Find the integral of the function $\tan^{3} 2x \sec 2x$.

(N/A) We want to evaluate $I = \int \tan^{3} 2x \sec 2x \, dx$.
First,rewrite the integrand:
$\tan^{3} 2x \sec 2x = \tan^{2} 2x \cdot \tan 2x \sec 2x = (\sec^{2} 2x - 1) \tan 2x \sec 2x$.
Substitute this into the integral:
$I = \int (\sec^{2} 2x - 1) \tan 2x \sec 2x \, dx = \int \sec^{2} 2x \tan 2x \sec 2x \, dx - \int \tan 2x \sec 2x \, dx$.
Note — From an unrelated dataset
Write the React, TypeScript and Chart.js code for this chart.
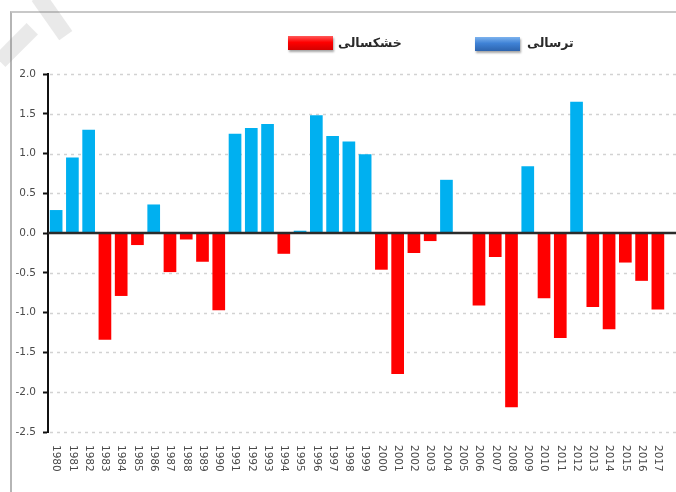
import React, { useEffect, useRef } from "react";
import { Chart, registerables } from "chart.js";

Chart.register(...registerables);

const years = [
  "1980", "1981", "1982", "1983", "1984", "1985", "1986", "1987", "1988", "1989",
  "1990", "1991", "1992", "1993", "1994", "1995", "1996", "1997", "1998", "1999",
  "2000", "2001", "2002", "2003", "2004", "2005", "2006", "2007", "2008", "2009",
  "2010", "2011", "2012", "2013", "2014", "2015", "2016", "2017",
];

const indexValues = [
  0.29, 0.95, 1.3, -1.34, -0.79, -0.15, 0.36, -0.49, -0.08, -0.36,
  -0.97, 1.25, 1.32, 1.37, -0.26, 0.03, 1.48, 1.22, 1.15, 0.99,
  -0.46, -1.77, -0.25, -0.1, 0.67, 0, -0.91, -0.3, -2.19, 0.84,
  -0.82, -1.32, 1.65, -0.93, -1.21, -0.37, -0.6, -0.96,
];

const wetLabel = "ترسالی";
const droughtLabel = "خشکسالی";

const yTickMin = -2.5;
const yTickMax = 2.0;
const yTickStep = 0.5;

const wetColor = "#00B0F0";
const droughtColor = "#FF0000";

const decorPlugin = {
  id: "decor",
  beforeDatasetsDraw(chart: any) {
    const { ctx, chartArea, scales } = chart;
    const y = scales.y;
    ctx.save();
    ctx.strokeStyle = "#d2d2d2";
    ctx.lineWidth = 1.5;
    ctx.setLineDash([3, 4]);
    y.ticks.forEach((t: any) => {
      if (t.value === 0) return;
      const py = Math.round(y.getPixelForValue(t.value)) + 0.5;
      ctx.beginPath();
      ctx.moveTo(chartArea.left + 2, py);
      ctx.lineTo(chart.width, py);
      ctx.stroke();
    });
    ctx.restore();
  },
  afterDatasetsDraw(chart: any) {
    const { ctx, chartArea, scales } = chart;
    const y = scales.y;
    const py = y.getPixelForValue(0);
    ctx.save();
    ctx.strokeStyle = "#2b2b2b";
    ctx.lineWidth = 2.5;
    ctx.beginPath();
    ctx.moveTo(chartArea.left, py);
    ctx.lineTo(chart.width, py);
    ctx.stroke();
    ctx.restore();
  },
  afterDraw(chart: any) {
    const { ctx, chartArea, scales } = chart;
    const x = scales.x;
    ctx.save();
    ctx.fillStyle = "#4a4a4a";
    ctx.font = "10.5px 'DejaVu Sans'";
    ctx.textAlign = "left";
    ctx.textBaseline = "middle";
    x.ticks.forEach((t: any, i: number) => {
      const px = x.getPixelForTick(i);
      const label = x.getLabelForValue(t.value);
      ctx.save();
      ctx.translate(px, chartArea.bottom + 13);
      ctx.rotate(Math.PI / 2);
      ctx.fillText(label, 0, 0);
      ctx.restore();
    });
    ctx.restore();
  },
};

function BarChart() {
  const canvasRef = useRef<HTMLCanvasElement | null>(null);

  useEffect(() => {
    if (!canvasRef.current) return;
    const wetData = indexValues.map((v) => (v > 0 ? v : null));
    const droughtData = indexValues.map((v) => (v < 0 ? v : null));
    const chart = new Chart(canvasRef.current, {
      type: "bar",
      data: {
        labels: years,
        datasets: [
          {
            label: droughtLabel,
            data: droughtData as any,
            backgroundColor: droughtColor,
            borderWidth: 0,
          },
          {
            label: wetLabel,
            data: wetData as any,
            backgroundColor: wetColor,
            borderWidth: 0,
          },
        ],
      },
      options: {
        animation: false,
        responsive: true,
        maintainAspectRatio: false,
        layout: { padding: { top: 74, right: 10, left: 0, bottom: 0 } },
        datasets: {
          bar: { grouped: false, barPercentage: 0.78, categoryPercentage: 1 },
        } as any,
        plugins: {
          legend: { display: false },
          tooltip: { enabled: false },
        },
        scales: {
          x: {
            grid: { display: false, drawTicks: false },
            border: { display: false },
            ticks: { display: false },
            afterFit: (s: any) => {
              s.height = 60;
            },
          },
          y: {
            min: yTickMin,
            max: yTickMax,
            ticks: {
              stepSize: yTickStep,
              callback: (v: any) => Number(v).toFixed(1),
              color: "#4a4a4a",
              font: { family: "'DejaVu Sans'", size: 10.5 },
              padding: 7,
            },
            grid: {
              drawOnChartArea: false,
              drawTicks: true,
              tickLength: 5,
              tickWidth: 2,
              tickColor: "#111",
            },
            border: { display: true, color: "#111", width: 2 },
            afterFit: (s: any) => {
              s.width = 48;
            },
          },
        },
      },
      plugins: [decorPlugin],
    });
    return () => chart.destroy();
  }, []);

  return <canvas ref={canvasRef} />;
}

export default function App() {
  const textStyle: React.CSSProperties = {
    position: "absolute",
    top: 34,
    fontFamily: "'DejaVu Sans', sans-serif",
    fontWeight: "bold",
    fontSize: 12.5,
    lineHeight: "18px",
    color: "#2a2a2a",
    direction: "rtl",
    whiteSpace: "nowrap",
  };
  return (
    <div
      style={{
        position: "fixed",
        left: 0,
        top: 0,
        width: 676,
        height: 492,
        background: "#fff",
        overflow: "hidden",
      }}
    >
      <div
        style={{
          position: "absolute",
          left: 10,
          top: 11,
          right: -10,
          bottom: -10,
          borderLeft: "2px solid #b5b5b5",
          borderTop: "2px solid #c8c8c8",
        }}
      />
      <div style={{ position: "absolute", left: 0, top: 0, width: 676, height: 492 }}>
        <BarChart />
      </div>
      <div
        style={{
          position: "absolute",
          left: 288,
          top: 36,
          width: 45,
          height: 14,
          background: "linear-gradient(#ff5a5a, #ff0000 45%, #d40000)",
          boxShadow: "1px 2px 2px rgba(0,0,0,0.35)",
        }}
      />
      <span style={{ ...textStyle, left: 338 }}>{droughtLabel}</span>
      <div
        style={{
          position: "absolute",
          left: 475,
          top: 37,
          width: 45,
          height: 14,
          background: "linear-gradient(#7db3ee, #3f82d6 45%, #2d64ae)",
          boxShadow: "1px 2px 2px rgba(0,0,0,0.35)",
        }}
      />
      <span style={{ ...textStyle, left: 527 }}>{wetLabel}</span>
      <div
        style={{
          position: "absolute",
          left: 44,
          top: -8,
          width: 16,
          height: 48,
          background: "rgba(120,120,120,0.16)",
          transform: "rotate(-35deg)",
          pointerEvents: "none",
        }}
      />
      <div
        style={{
          position: "absolute",
          left: 8,
          top: 22,
          width: 16,
          height: 46,
          background: "rgba(120,120,120,0.16)",
          transform: "rotate(45deg)",
          pointerEvents: "none",
        }}
      />
    </div>
  );
}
For the first part,let $u = \sec 2x$. Then $du = 2 \sec 2x \tan 2x \, dx$,which implies $\sec 2x \tan 2x \, dx = \frac{1}{2} du$.
Thus,$\int \sec^{2} 2x \tan 2x \sec 2x \, dx = \int u^{2} \cdot \frac{1}{2} du = \frac{1}{2} \cdot \frac{u^{3}}{3} = \frac{u^{3}}{6} = \frac{\sec^{3} 2x}{6}$.
For the second part,$\int \tan 2x \sec 2x \, dx = \frac{\sec 2x}{2}$.
Combining these,we get:
$I = \frac{\sec^{3} 2x}{6} - \frac{\sec 2x}{2} + C$,where $C$ is the constant of integration.